Erste Zusammenarbeiten zwischen Orchester, Dirigent und gegebenenfalls Solist lassen für alle Beteiligten spannendes Interesse aufkommen. Ein großes Mehr daran wird erst recht entfacht, wenn mit dem gewitzten Sir Roger Norrington ein echtes Original am Pult des Gürzenich-Orchesters sitzt, verficht er doch konsequent seine pure-tone-These des (fast) komplett vibratolosen Klangs.
Dass gerade diese alleinstellende Strenge zwar in der immerwährenden Diskussion um Aufführungspraktiken weniger mit „historischer“ Originalität zu tun haben dürfte, schmälert jedoch beileibe nicht den interpretatorischen Erfolg. Meint Norrington, die rigorose Spieltechnik ebenfalls im 20. Jahrhundert mit seinen bekannten britischen Komponistengrößen feststellen zu können, ist sie in eher ausgewählten senza-vibrato-Notierungen der (Spät-)Romantik immerhin belegbar; so bei Brahms, dessen erstes und einziges Violinkonzert mit Francesca Dego den Debütreigen eröffnete.
In der Einleitung des Konzerts wurde die ausgearbeitete und charakteristische Handschrift Norringtons sofort deutlich, indem das disziplinierte Orchester mit der peniblen Stufung von Dynamik, speziell den abgegrenzten Akzenten und lebendigen Schwellern, die stringenten, vibratofreien Linien verzierte. Es ist diese effektvolle Grundlage und Interpretationsidee, die das Gehörte so direkter und eindrücklicher vermittelt. Zudem zeigte sich eine sich in jedem und für jeden Satz entwickelnde Intensivierung der musikalischen Auseinandersetzung, die das ständige Auf und Ab besonders kontrastreich hervorzuheben vermochte.
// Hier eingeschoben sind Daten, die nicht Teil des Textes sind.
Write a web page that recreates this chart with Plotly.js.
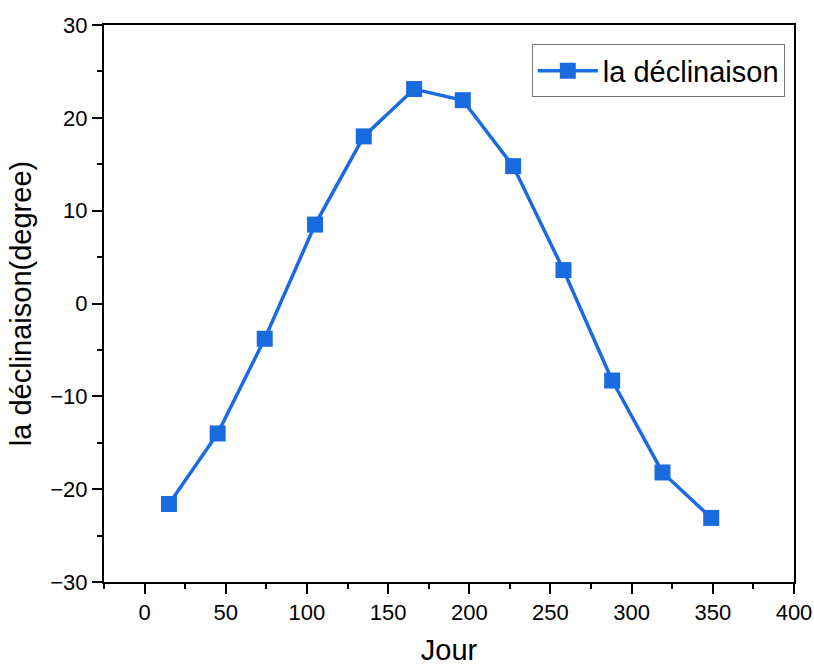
<!DOCTYPE html>
<html>
<head>
<meta charset="utf-8">
<script src="https://cdn.plot.ly/plotly-3.0.1.min.js"></script>
<style>html,body{margin:0;padding:0;background:#fff;}#chart{width:814px;height:666px;}</style>
</head>
<body>
<div id="chart"></div>
<script>
const days = [15, 45, 74, 105, 135, 166, 196, 227, 258, 288, 319, 349];
const declination = [-21.6, -14.0, -3.8, 8.5, 18.0, 23.1, 21.9, 14.8, 3.6, -8.3, -18.2, -23.1];
const seriesName = 'la déclinaison';
const xTitle = 'Jour';
const yTitle = 'la déclinaison(degree)';

const color = '#1a6be0';
const font = 'Arial, "Liberation Sans", sans-serif';

Plotly.newPlot('chart', [{
  x: days, y: declination, name: seriesName,
  type: 'scatter', mode: 'lines+markers',
  line: {color: color, width: 3.5},
  marker: {symbol: 'square', size: 16, color: color}
}], {
  width: 814, height: 666,
  margin: {l: 104, r: 20, t: 25, b: 84},
  paper_bgcolor: '#fff', plot_bgcolor: '#fff',
  font: {family: font, color: '#000'},
  showlegend: true,
  legend: {x: 0.62, y: 0.965, xanchor: 'left', yanchor: 'top',
    bordercolor: '#777', borderwidth: 1, bgcolor: '#fff', itemwidth: 60,
    font: {size: 29, family: font}},
  xaxis: {range: [-25, 400], tickvals: [0,50,100,150,200,250,300,350,400],
    ticks: 'outside', ticklen: 10, tickwidth: 2, tickcolor: '#000',
    minor: {tickvals: [-25,25,75,125,175,225,275,325,375], ticks: 'outside', ticklen: 5, tickwidth: 2, tickcolor: '#000'},
    showline: true, linecolor: '#000', linewidth: 2, mirror: true,
    showgrid: false, zeroline: false,
    tickfont: {size: 22}, title: {text: xTitle, font: {size: 29}, standoff: 26}},
  yaxis: {range: [-30, 30], tickvals: [-30,-20,-10,0,10,20,30],
    ticktext: ['\u221230','\u221220','\u221210','0','10','20','30'],
    ticks: 'outside', ticklen: 10, tickwidth: 2, tickcolor: '#000',
    minor: {tickvals: [-25,-15,-5,5,15,25], ticks: 'outside', ticklen: 5, tickwidth: 2, tickcolor: '#000'},
    showline: true, linecolor: '#000', linewidth: 2, mirror: true,
    showgrid: false, zeroline: false,
    tickfont: {size: 22}, title: {text: yTitle, font: {size: 29}, standoff: 10}}
}, {staticPlot: true});
</script>
</body>
</html>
Darauf hatte sich auch Dego eingelassen, die - wirklich bemerkenswert - einen Großteil, vor allem in den virtuosen Figuren in höchster E-Saitenlage, in ungewohnter non-vibrato-Puristik bewältigte und zusammen mit dem expressiven wie dynamischen Pingpong so klar und abwechslungsreich in den fließenden Dialog mit dem Orchester treten konnte.
Machte sie schon in den harmonisch schwierigen, romantisch-kantablen Einfahrungen im ersten Satz von mehr Vibrato Gebrauch, hatte Dego natürlich mehr Freiheiten in der Kadenz, in der sie das Hin und Her im Kleinen mal fein, spitz und sanft, mal wild und kraftvoll, ja energisch groß verarbeitete. Und mit dem Flitzen im mitunter doppelgriffigen Technik-Wahnsinn dürfte (Mit-)Kompositeur Joseph Joachim seine Freude gehabt haben, bevorzugte er doch ein schnelles Tempo, selbst wenn er im Bewusstsein um den herausragenden Anspruch kleinere Sicherungen einfügte. Auch dadurch verging der gut zwanzigminütige Satz wie im Flug, in welchem die Solistin außerdem in den Oktavwechseln mit einigen feinen Glissandi überzeugen und sowohl in den rhythmischen als auch den spielerischen Herausforderungen ihr schnelles Reaktionsvermögen unter Beweis stellen konnte. Von Norrington eingeforderter Zwischenapplaus, der fortan die kurzen Pausen füllte, ließ nicht lange auf sich warten. Mit dieser Reaktions-(Re-)Aktivierung befand sich der Dirigent – wie auch mit angesprochenem Tempo – und der antiphonen, klassischen Streicheraufstellung auf zweifellos festem, historisch informiertem Grund.